Communication Delinquents
The ease of mobile communication does not guarantee positive results for all those who use it, of course, and the list of unintended negative consequences from cell phone use continues to grow. The BBC world service reported in 2001, “senior Islamic figures in Singapore have ruled that Muslim men cannot divorce their wives by sending text messages over their mobile phones.” (Muslims can divorce their wives by saying the word “talaq,” which means “I divorce you,” three times). Concerns about the dangers of cell phone use while driving have dominated public discussion of cell phone risks. A 2001 study by the National Highway Traffic Safety Administration estimated that “54 percent of drivers ‘usually’ have some type of wireless phone in their vehicle with them” and that this translates into approximately 600,000 drivers “actively using cell phones at any one time” on the road. Women and drivers in the suburbs were found to talk and drive more often, and “the highest national use rates were observed for drivers of vans and sport utility vehicles.” New York, New Jersey, and Washington, D.C. all require drivers touse hands-free technology (headsets or speakerphones) when talking on the cell.
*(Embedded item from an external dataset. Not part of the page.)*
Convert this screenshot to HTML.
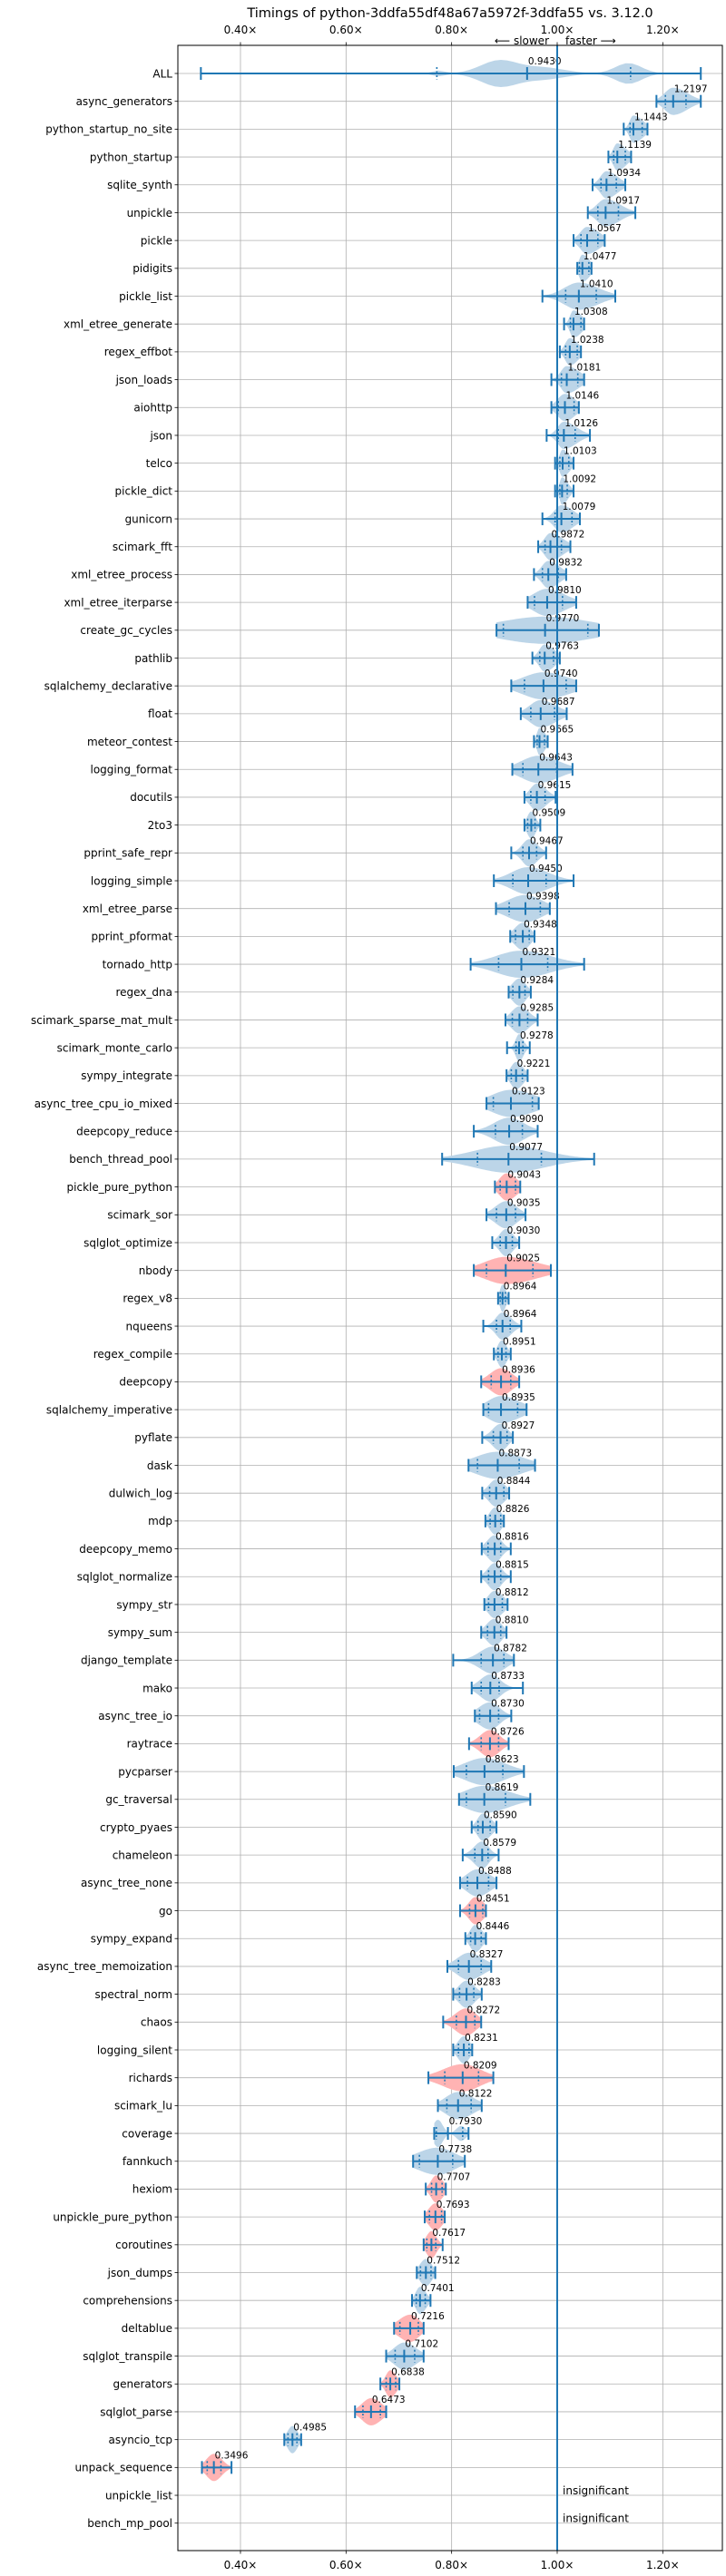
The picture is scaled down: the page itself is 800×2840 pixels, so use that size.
<!DOCTYPE html>
<html><head><meta charset="utf-8"><title>Timings</title>
<style>
html,body{margin:0;padding:0;background:#fff;}
svg{display:block;font-family:"DejaVu Sans","Liberation Sans",sans-serif;}
</style></head>
<body>
<svg id="chart" width="800" height="2840" viewBox="0 0 800 2840" xmlns="http://www.w3.org/2000/svg">
<text x="496" y="19" text-anchor="middle" font-size="14.5" fill="#000">Timings of python-3ddfa55df48a67a5972f-3ddfa55 vs. 3.12.0</text>
<text x="605" y="49" text-anchor="end" font-size="12" fill="#000">⟵ slower</text>
<text x="623" y="49" text-anchor="start" font-size="12" fill="#000">faster ⟶</text>
<g id="grid"></g><g id="marks"></g><g id="axes"></g>
</svg>
<script>
const names=["ALL","async_generators","python_startup_no_site","python_startup","sqlite_synth","unpickle","pickle","pidigits","pickle_list","xml_etree_generate","regex_effbot","json_loads","aiohttp","json","telco","pickle_dict","gunicorn","scimark_fft","xml_etree_process","xml_etree_iterparse","create_gc_cycles","pathlib","sqlalchemy_declarative","float","meteor_contest","logging_format","docutils","2to3","pprint_safe_repr","logging_simple","xml_etree_parse","pprint_pformat","tornado_http","regex_dna","scimark_sparse_mat_mult","scimark_monte_carlo","sympy_integrate","async_tree_cpu_io_mixed","deepcopy_reduce","bench_thread_pool","pickle_pure_python","scimark_sor","sqlglot_optimize","nbody","regex_v8","nqueens","regex_compile","deepcopy","sqlalchemy_imperative","pyflate","dask","dulwich_log","mdp","deepcopy_memo","sqlglot_normalize","sympy_str","sympy_sum","django_template","mako","async_tree_io","raytrace","pycparser","gc_traversal","crypto_pyaes","chameleon","async_tree_none","go","sympy_expand","async_tree_memoization","spectral_norm","chaos","logging_silent","richards","scimark_lu","coverage","fannkuch","hexiom","unpickle_pure_python","coroutines","json_dumps","comprehensions","deltablue","sqlglot_transpile","generators","sqlglot_parse","asyncio_tcp","unpack_sequence","unpickle_list","bench_mp_pool"];
const medians=[0.9430,1.2197,1.1443,1.1139,1.0934,1.0917,1.0567,1.0477,1.0410,1.0308,1.0238,1.0181,1.0146,1.0126,1.0103,1.0092,1.0079,0.9872,0.9832,0.9810,0.9770,0.9763,0.9740,0.9687,0.9665,0.9643,0.9615,0.9509,0.9467,0.9450,0.9398,0.9348,0.9321,0.9284,0.9285,0.9278,0.9221,0.9123,0.9090,0.9077,0.9043,0.9035,0.9030,0.9025,0.8964,0.8964,0.8951,0.8936,0.8935,0.8927,0.8873,0.8844,0.8826,0.8816,0.8815,0.8812,0.8810,0.8782,0.8733,0.8730,0.8726,0.8623,0.8619,0.8590,0.8579,0.8488,0.8451,0.8446,0.8327,0.8283,0.8272,0.8231,0.8209,0.8122,0.7930,0.7738,0.7707,0.7693,0.7617,0.7512,0.7401,0.7216,0.7102,0.6838,0.6473,0.4985,0.3496,null,null];
const mins=[0.325,1.188,1.126,1.097,1.067,1.058,1.031,1.038,0.972,1.013,1.005,0.989,0.989,0.980,0.996,0.996,0.972,0.964,0.956,0.944,0.885,0.953,0.913,0.931,0.956,0.915,0.938,0.938,0.913,0.880,0.884,0.911,0.836,0.908,0.902,0.905,0.904,0.866,0.842,0.782,0.882,0.866,0.877,0.842,0.888,0.860,0.880,0.856,0.860,0.858,0.832,0.858,0.864,0.857,0.856,0.862,0.856,0.803,0.838,0.844,0.833,0.804,0.814,0.838,0.821,0.816,0.816,0.826,0.792,0.803,0.784,0.803,0.756,0.774,0.767,0.727,0.751,0.749,0.747,0.734,0.725,0.691,0.676,0.665,0.617,0.483,0.327,null,null];
const q1s=[0.772,1.205,1.138,1.107,1.083,1.077,1.045,1.042,1.016,1.025,1.016,1.008,1.002,1.002,1.005,1.005,0.996,0.977,0.972,0.957,0.898,0.967,0.938,0.950,0.962,0.935,0.950,0.944,0.935,0.916,0.909,0.921,0.889,0.916,0.915,0.922,0.913,0.879,0.883,0.849,0.892,0.885,0.892,0.866,0.892,0.885,0.888,0.875,0.870,0.879,0.849,0.872,0.873,0.869,0.870,0.870,0.868,0.856,0.856,0.853,0.856,0.828,0.828,0.850,0.844,0.830,0.834,0.836,0.813,0.815,0.809,0.813,0.787,0.791,0.771,0.739,0.762,0.758,0.753,0.741,0.733,0.702,0.693,0.676,0.632,0.490,0.337,null,null];
const q3s=[1.139,1.244,1.161,1.129,1.112,1.116,1.077,1.060,1.074,1.045,1.038,1.039,1.032,1.034,1.022,1.019,1.028,1.008,1.002,1.010,1.058,0.993,1.017,0.995,0.976,0.999,0.977,0.958,0.961,0.979,0.968,0.947,0.982,0.939,0.944,0.935,0.934,0.953,0.934,0.970,0.921,0.921,0.915,0.954,0.902,0.911,0.903,0.912,0.925,0.905,0.928,0.899,0.893,0.893,0.893,0.896,0.893,0.899,0.890,0.889,0.889,0.897,0.902,0.873,0.869,0.870,0.859,0.856,0.856,0.842,0.844,0.833,0.851,0.837,0.821,0.802,0.782,0.781,0.770,0.761,0.750,0.737,0.730,0.694,0.665,0.507,0.363,null,null];
const maxs=[1.272,1.272,1.171,1.140,1.129,1.148,1.090,1.065,1.110,1.051,1.045,1.051,1.041,1.062,1.031,1.031,1.043,1.025,1.017,1.036,1.079,1.005,1.036,1.018,0.982,1.029,0.997,0.968,0.979,1.031,0.986,0.957,1.051,0.950,0.963,0.948,0.944,0.965,0.963,1.070,0.930,0.940,0.928,0.988,0.908,0.932,0.912,0.928,0.942,0.916,0.958,0.909,0.899,0.912,0.912,0.906,0.904,0.918,0.935,0.913,0.908,0.937,0.949,0.885,0.889,0.885,0.865,0.865,0.875,0.857,0.856,0.839,0.879,0.857,0.832,0.825,0.789,0.787,0.783,0.769,0.760,0.747,0.747,0.701,0.676,0.515,0.383,null,null];
const slower=[0,0,0,0,0,0,0,0,0,0,0,0,0,0,0,0,0,0,0,0,0,0,0,0,0,0,0,0,0,0,0,0,0,0,0,0,0,0,0,0,1,0,0,1,0,0,0,1,0,0,0,0,0,0,0,0,0,0,0,0,1,0,0,0,0,0,1,0,0,0,1,0,1,0,0,0,1,1,1,0,0,1,0,1,1,0,1,0,0];
const xTicks=[0.4,0.6,0.8,1.0,1.2];
const xTickLabels=["0.40×","0.60×","0.80×","1.00×","1.20×"];
// multimodal density peaks for rows with non-unimodal shapes: [center, weight, sd]
const allModes=[[0.775,0.22,0.012],[0.89,1.0,0.035],[0.975,0.45,0.04],[1.135,0.8,0.025]];
const coverageModes=[[0.774,1.0,0.009],[0.818,0.55,0.009]];

const NS="http://www.w3.org/2000/svg";
const L=196,R=796,T=50,B=2812;
const xs=v=>614+(v-1)*581.7;
const ys=i=>81+i*30.69;
const HALF=15;
function el(tag,attrs,parent){const e=document.createElementNS(NS,tag);for(const k in attrs)e.setAttribute(k,attrs[k]);parent.appendChild(e);return e;}
const grid=document.getElementById('grid'),marks=document.getElementById('marks'),axes=document.getElementById('axes');

xTicks.forEach((t,k)=>{
  const g=el('line',{x1:xs(t),x2:xs(t),y1:T,y2:B,stroke:'#b0b0b0','stroke-width':0.8},grid);
  
  
  const tt=el('text',{x:xs(t),y:37,'text-anchor':'middle','font-size':12},axes);tt.textContent=xTickLabels[k];
  
  
  const tb=el('text',{x:xs(t),y:2832,'text-anchor':'middle','font-size':12},axes);tb.textContent=xTickLabels[k];
  
  
  el('line',{x1:xs(t),x2:xs(t),y1:T,y2:T-3.5,stroke:'#000','stroke-width':0.8},axes);
  el('line',{x1:xs(t),x2:xs(t),y1:B,y2:B+3.5,stroke:'#000','stroke-width':0.8},axes);
});
names.forEach((n,i)=>{
  const y=ys(i);
  const g=el('line',{x1:L,x2:R,y1:y,y2:y,stroke:'#b0b0b0','stroke-width':0.8},grid);
  
  
  el('line',{x1:L,x2:L-3.5,y1:y,y2:y,stroke:'#000','stroke-width':0.8},axes);
  const t=el('text',{x:L-6,y:y+4.3,'text-anchor':'end','font-size':12},axes);t.textContent=n;
  
  
});

function density(v,i){
  let modes;
  if(i===0)modes=allModes;else if(names[i]==='coverage')modes=coverageModes;
  if(modes){let s=0;modes.forEach(m=>{s+=m[1]*Math.exp(-0.5*((v-m[0])/m[2])**2);});return s;}
  const m=medians[i];
  const sd=v<m?Math.max((m-q1s[i])/0.9,0.003):Math.max((q3s[i]-m)/0.9,0.003);
  return Math.exp(-0.5*((v-m)/sd)**2);
}

names.forEach((n,i)=>{
  const y=ys(i);
  if(medians[i]===null){
    const t=el('text',{x:620,y:y-1,'font-size':12},marks);t.textContent='insignificant';
    
    
    return;
  }
  const lo=mins[i],hi=maxs[i],N=80;
  let dens=[],mx=0;
  for(let k=0;k<=N;k++){const v=lo+(hi-lo)*k/N;const d=density(v,i);dens.push([v,d]);if(d>mx)mx=d;}
  let top=[],bot=[];
  dens.forEach(([v,d])=>{const h=HALF*d/mx;top.push(xs(v).toFixed(1)+','+(y-h).toFixed(1));bot.unshift(xs(v).toFixed(1)+','+(y+h).toFixed(1));});
  const vp=el('polygon',{points:top.concat(bot).join(' '),fill:slower[i]?'#ffb3b3':'#bcd5e8'},marks);
  
  
  const bar=el('line',{x1:xs(lo),x2:xs(hi),y1:y,y2:y,stroke:'#1f77b4','stroke-width':2},marks);
  
  
  [lo,hi,medians[i]].forEach(v=>{el('line',{x1:xs(v),x2:xs(v),y1:y-7,y2:y+7,stroke:'#1f77b4','stroke-width':2},marks);});
  [q1s[i],q3s[i]].forEach(v=>{el('line',{x1:xs(v),x2:xs(v),y1:y-7,y2:y+7,stroke:'#1f77b4','stroke-width':1.6,'stroke-dasharray':'2,2.5'},marks);});
  const lab=el('text',{x:xs(medians[i])+1,y:y-10,'font-size':10.5,fill:'#000'},marks);
  lab.textContent=medians[i].toFixed(4);
  
  
});

const ref=el('line',{x1:xs(1),x2:xs(1),y1:T,y2:B,stroke:'#1f77b4','stroke-width':2},marks);


const frame=el('rect',{x:L,y:T,width:R-L,height:B-T,fill:'none',stroke:'#000','stroke-width':1},axes);


</script>
</body></html>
Cell phones can also play host to viruses, real and virtual. A 2003 study presented at the American Society for Microbiology’s conference on infectious disease found that twelve percent of the cell phones used by medical personnel in an Israeli hospital were contaminated with bacteria. (Another recent cell phone-related health research result, purporting a link between cell phone use and decreased sperm counts, has been deemed inconclusive.) The first computer virus specifically targeting cell phones was found in lateJune. As The Guardian reported recently, anti-virus manufacturers believe that “the mobile phone now mirrors how the Net has developed over the past two or three years—blighted with viruses as people got faster connections and downloaded more information.”
Spectator Sport
We know that the reasons people give for owning cell phones are largely practical—convenience and safety. But the reason we answer them whenever they ring is a question better left to sociology and psychology. In works such as Behavior in Public Spaces, Relations in Public, and Interaction Ritual, the great sociologist Erving Goffman mapped the myriad possibilities of human interaction in social space, and his observations take on a new relevance in our cell phone world. Crucial to Goffman’s analysis was the notion that in social situations where strangers must interact, “the individual is obliged to ‘come into play’ upon entering the situation and to stay ‘in play’ while in the situation.” Failure to demonstrate this presence sends a clear message to others of one’s hostility or disrespect for the social gathering. It effectively turns them into “non-persons.” Like the piqued lover who rebuffs her partner’s attempt to caress her, the person who removes himself from the social situation is sending a clear message to those around him: I don’t need you.